**WHAT TO DO:** Leave out every picture, then transcribe the rest of the listing exactly.

★ ★ ★ ★

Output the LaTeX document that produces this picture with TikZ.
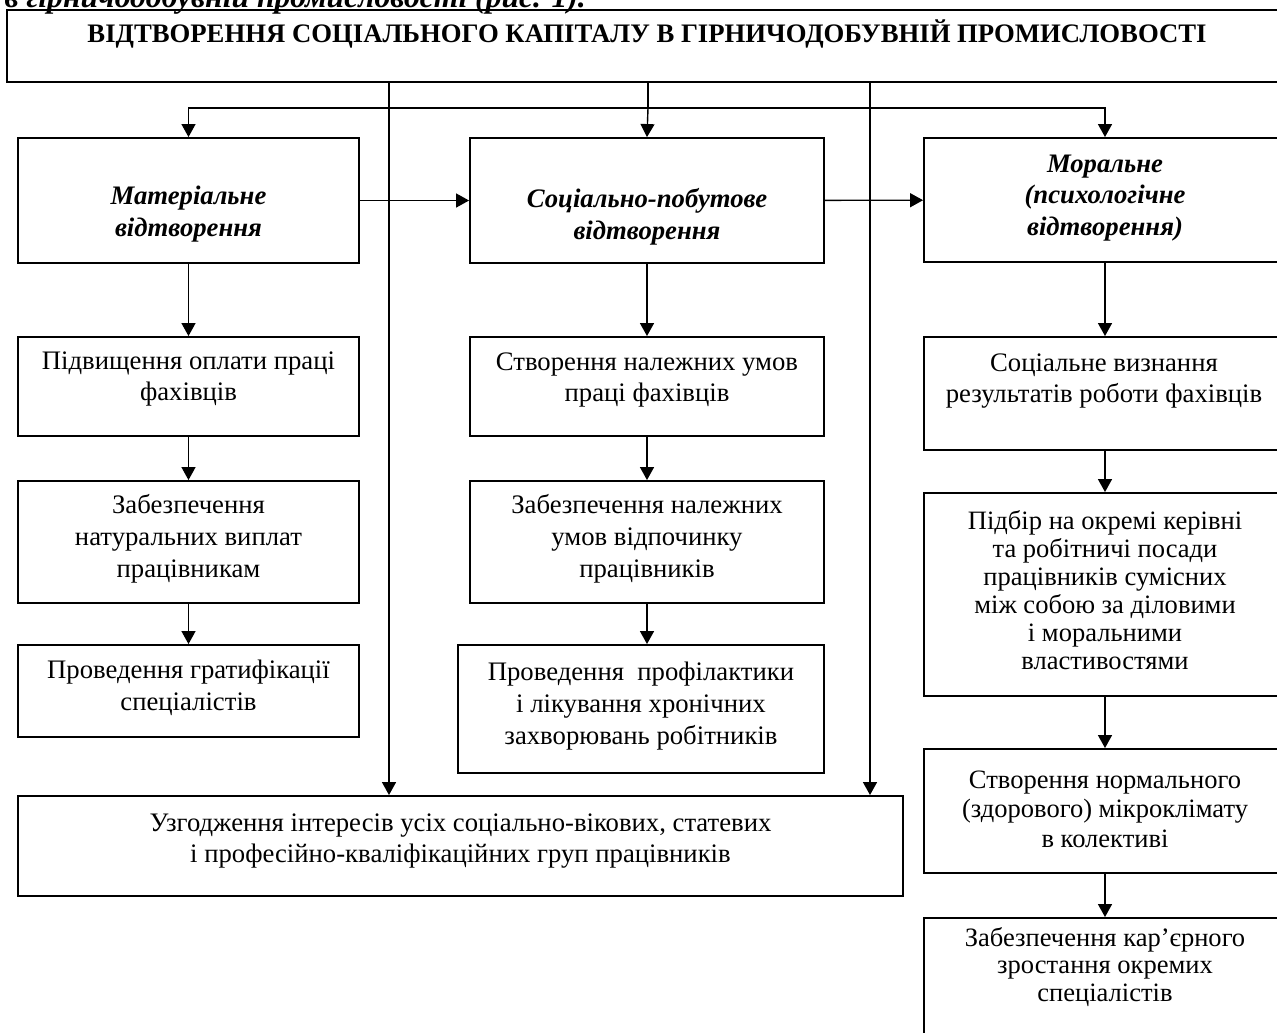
\documentclass[tikz,border=0pt]{standalone}
\usepackage{fontspec}
\setmainfont{Liberation Serif}
\usetikzlibrary{arrows.meta}

\begin{document}
\begin{tikzpicture}[
            x = 0.02cm, y = -0.02cm, % one unit = one pixel of the scan
            > = {Triangle[length=0.26cm,width=0.28cm]}, % arrow head style
            line width = 0.8pt, % connector lines
            box/.style = {shape=rectangle, draw=black, line width=1.1pt, inner sep=0pt},
            txt/.style = {align=center, inner sep=0pt, font=\fontsize{15.2}{18.1}\selectfont},
            head/.style = {align=center, inner sep=0pt, font=\fontsize{15.2}{18.1}\selectfont\bfseries\itshape}
        ]
\useasboundingbox (0,0) rectangle (1277,1032);
\clip (0,0) rectangle (1277,1032);

% caption line cut by the scan
\node[anchor=base west, inner sep=0pt, font=\fontsize{18}{20}\selectfont\bfseries\itshape] (cap) at (4,7) {в гірничодобувній промисловості (рис. 1).};

% top
\node[box, minimum width=25.64cm, minimum height=1.44cm] (top) at (648,46) {};
\node[inner sep=0pt, font=\fontsize{15.2}{18}\selectfont\bfseries] (title) at (647,34) {ВІДТВОРЕННЯ СОЦІАЛЬНОГО КАПІТАЛУ В ГІРНИЧОДОБУВНІЙ ПРОМИСЛОВОСТІ};

% first row
\node[box, minimum width=6.82cm, minimum height=2.5cm] (mat) at (188.5,200.5) {};
\node[head] (matT) at (188.5,214) {Матеріальне\\відтворення};
\node[box, minimum width=7.08cm, minimum height=2.5cm] (soc) at (647,200.5) {};
\node[head] (socT) at (647,217) {Соціально-побутове\\відтворення};
\node[box, minimum width=7.24cm, minimum height=2.48cm] (moral) at (1105,200) {};
\node[head] (moralT) at (1105,198) {Моральне\\(психологічне\\відтворення)};

% left column
\node[box, minimum width=6.82cm, minimum height=1.98cm] (pidv) at (188.5,386.5) {};
\node[txt] (pidvT) at (188.5,379) {Підвищення оплати праці\\фахівців};
\node[box, minimum width=6.82cm, minimum height=2.44cm] (zabnat) at (188.5,542) {};
\node[txt] (zabnatT) at (188.5,539) {Забезпечення\\натуральних виплат\\працівникам};
\node[box, minimum width=6.82cm, minimum height=1.84cm] (grat) at (188.5,691) {};
\node[txt] (gratT) at (188.5,688) {Проведення гратифікації\\спеціалістів};

% middle column
\node[box, minimum width=7.08cm, minimum height=1.98cm] (stvpr) at (647,386.5) {};
\node[txt] (stvprT) at (647,380) {Створення належних умов\\праці фахівців};
\node[box, minimum width=7.08cm, minimum height=2.44cm] (zabvid) at (647,542) {};
\node[txt] (zabvidT) at (647,539) {Забезпечення належних\\умов відпочинку\\працівників};
\node[box, minimum width=7.32cm, minimum height=2.56cm] (prof) at (641,709) {};
\node[txt] (profT) at (641,706) {Проведення~ профілактики\\і лікування хронічних\\захворювань робітників};

% right column
\node[box, minimum width=7.24cm, minimum height=2.26cm] (vyzn) at (1105,393.5) {};
\node[txt] (vyznT) at (1104,381) {Соціальне визнання\\результатів роботи фахівців};
\node[box, minimum width=7.24cm, minimum height=4.06cm] (pidbir) at (1105,594.5) {};
\node[txt, font=\fontsize{15.1}{15.9}\selectfont] (pidbirT) at (1105,590) {Підбір на окремі керівні\\та робітничі посади\\працівників сумісних\\між собою за діловими\\і моральними\\властивостями};
\node[box, minimum width=7.24cm, minimum height=2.48cm] (mikro) at (1105,811) {};
\node[txt, font=\fontsize{15.1}{16.7}\selectfont] (mikroT) at (1105,809) {Створення нормального\\(здорового) мікроклімату\\в колективі};
\node[box, minimum width=7.24cm, minimum height=2.54cm] (kar) at (1105,981.5) {};
\node[txt, font=\fontsize{15.1}{15.9}\selectfont] (karT) at (1105,967) {Забезпечення кар’єрного\\зростання окремих\\спеціалістів};

% bottom
\node[box, minimum width=17.7cm, minimum height=2cm] (agree) at (460.5,846) {};
\node[txt] (agreeT) at (460.5,841) {Узгодження інтересів усіх соціально-вікових, статевих\\і професійно-кваліфікаційних груп працівників};

% links
\coordinate (split) at (648,108);
\coordinate (lline) at (389,82);
\coordinate (rline) at (870,82);
\draw (top.south) -- (split);
\draw[->] (split) -| (mat.north);
\draw[->] (split) -| (moral.north);
\draw[->] (split) -- (soc.north);
\draw[->] (lline) -- (lline |- agree.north);
\draw[->] (rline) -- (rline |- agree.north);

\path [->] (mat) edge (soc);
\path [->] (soc) edge (moral);

\path [->] (mat) edge (pidv);
\path [->] (pidv) edge (zabnat);
\path [->] (zabnat) edge (grat);

\path [->] (soc) edge (stvpr);
\path [->] (stvpr) edge (zabvid);
\draw[->] (zabvid.south) -- (zabvid.south |- prof.north);

\path [->] (moral) edge (vyzn);
\path [->] (vyzn) edge (pidbir);
\path [->] (pidbir) edge (mikro);
\path [->] (mikro) edge (kar);
\end{tikzpicture}
\end{document}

★ ★ ★ ★

**RESPONSE BELOW:**
Output the LaTeX document that produces this picture with TikZ.
\documentclass[tikz,border=0pt]{standalone}
\usepackage{fontspec}
\setmainfont{Liberation Serif}
\usetikzlibrary{arrows.meta}

\begin{document}
\begin{tikzpicture}[
            x = 0.02cm, y = -0.02cm, % one unit = one pixel of the scan
            > = {Triangle[length=0.26cm,width=0.28cm]}, % arrow head style
            line width = 0.8pt, % connector lines
            box/.style = {shape=rectangle, draw=black, line width=1.1pt, inner sep=0pt},
            txt/.style = {align=center, inner sep=0pt, font=\fontsize{15.2}{18.1}\selectfont},
            head/.style = {align=center, inner sep=0pt, font=\fontsize{15.2}{18.1}\selectfont\bfseries\itshape}
        ]
\useasboundingbox (0,0) rectangle (1277,1032);
\clip (0,0) rectangle (1277,1032);

% caption line cut by the scan
\node[anchor=base west, inner sep=0pt, font=\fontsize{18}{20}\selectfont\bfseries\itshape] (cap) at (4,7) {в гірничодобувній промисловості (рис. 1).};

% top
\node[box, minimum width=25.64cm, minimum height=1.44cm] (top) at (648,46) {};
\node[inner sep=0pt, font=\fontsize{15.2}{18}\selectfont\bfseries] (title) at (647,34) {ВІДТВОРЕННЯ СОЦІАЛЬНОГО КАПІТАЛУ В ГІРНИЧОДОБУВНІЙ ПРОМИСЛОВОСТІ};

% first row
\node[box, minimum width=6.82cm, minimum height=2.5cm] (mat) at (188.5,200.5) {};
\node[head] (matT) at (188.5,214) {Матеріальне\\відтворення};
\node[box, minimum width=7.08cm, minimum height=2.5cm] (soc) at (647,200.5) {};
\node[head] (socT) at (647,217) {Соціально-побутове\\відтворення};
\node[box, minimum width=7.24cm, minimum height=2.48cm] (moral) at (1105,200) {};
\node[head] (moralT) at (1105,198) {Моральне\\(психологічне\\відтворення)};

% left column
\node[box, minimum width=6.82cm, minimum height=1.98cm] (pidv) at (188.5,386.5) {};
\node[txt] (pidvT) at (188.5,379) {Підвищення оплати праці\\фахівців};
\node[box, minimum width=6.82cm, minimum height=2.44cm] (zabnat) at (188.5,542) {};
\node[txt] (zabnatT) at (188.5,539) {Забезпечення\\натуральних виплат\\працівникам};
\node[box, minimum width=6.82cm, minimum height=1.84cm] (grat) at (188.5,691) {};
\node[txt] (gratT) at (188.5,688) {Проведення гратифікації\\спеціалістів};

% middle column
\node[box, minimum width=7.08cm, minimum height=1.98cm] (stvpr) at (647,386.5) {};
\node[txt] (stvprT) at (647,380) {Створення належних умов\\праці фахівців};
\node[box, minimum width=7.08cm, minimum height=2.44cm] (zabvid) at (647,542) {};
\node[txt] (zabvidT) at (647,539) {Забезпечення належних\\умов відпочинку\\працівників};
\node[box, minimum width=7.32cm, minimum height=2.56cm] (prof) at (641,709) {};
\node[txt] (profT) at (641,706) {Проведення~ профілактики\\і лікування хронічних\\захворювань робітників};

% right column
\node[box, minimum width=7.24cm, minimum height=2.26cm] (vyzn) at (1105,393.5) {};
\node[txt] (vyznT) at (1104,381) {Соціальне визнання\\результатів роботи фахівців};
\node[box, minimum width=7.24cm, minimum height=4.06cm] (pidbir) at (1105,594.5) {};
\node[txt, font=\fontsize{15.1}{15.9}\selectfont] (pidbirT) at (1105,590) {Підбір на окремі керівні\\та робітничі посади\\працівників сумісних\\між собою за діловими\\і моральними\\властивостями};
\node[box, minimum width=7.24cm, minimum height=2.48cm] (mikro) at (1105,811) {};
\node[txt, font=\fontsize{15.1}{16.7}\selectfont] (mikroT) at (1105,809) {Створення нормального\\(здорового) мікроклімату\\в колективі};
\node[box, minimum width=7.24cm, minimum height=2.54cm] (kar) at (1105,981.5) {};
\node[txt, font=\fontsize{15.1}{15.9}\selectfont] (karT) at (1105,967) {Забезпечення кар’єрного\\зростання окремих\\спеціалістів};

% bottom
\node[box, minimum width=17.7cm, minimum height=2cm] (agree) at (460.5,846) {};
\node[txt] (agreeT) at (460.5,841) {Узгодження інтересів усіх соціально-вікових, статевих\\і професійно-кваліфікаційних груп працівників};

% links
\coordinate (split) at (648,108);
\coordinate (lline) at (389,82);
\coordinate (rline) at (870,82);
\draw (top.south) -- (split);
\draw[->] (split) -| (mat.north);
\draw[->] (split) -| (moral.north);
\draw[->] (split) -- (soc.north);
\draw[->] (lline) -- (lline |- agree.north);
\draw[->] (rline) -- (rline |- agree.north);

\path [->] (mat) edge (soc);
\path [->] (soc) edge (moral);

\path [->] (mat) edge (pidv);
\path [->] (pidv) edge (zabnat);
\path [->] (zabnat) edge (grat);

\path [->] (soc) edge (stvpr);
\path [->] (stvpr) edge (zabvid);
\draw[->] (zabvid.south) -- (zabvid.south |- prof.north);

\path [->] (moral) edge (vyzn);
\path [->] (vyzn) edge (pidbir);
\path [->] (pidbir) edge (mikro);
\path [->] (mikro) edge (kar);
\end{tikzpicture}
\end{document}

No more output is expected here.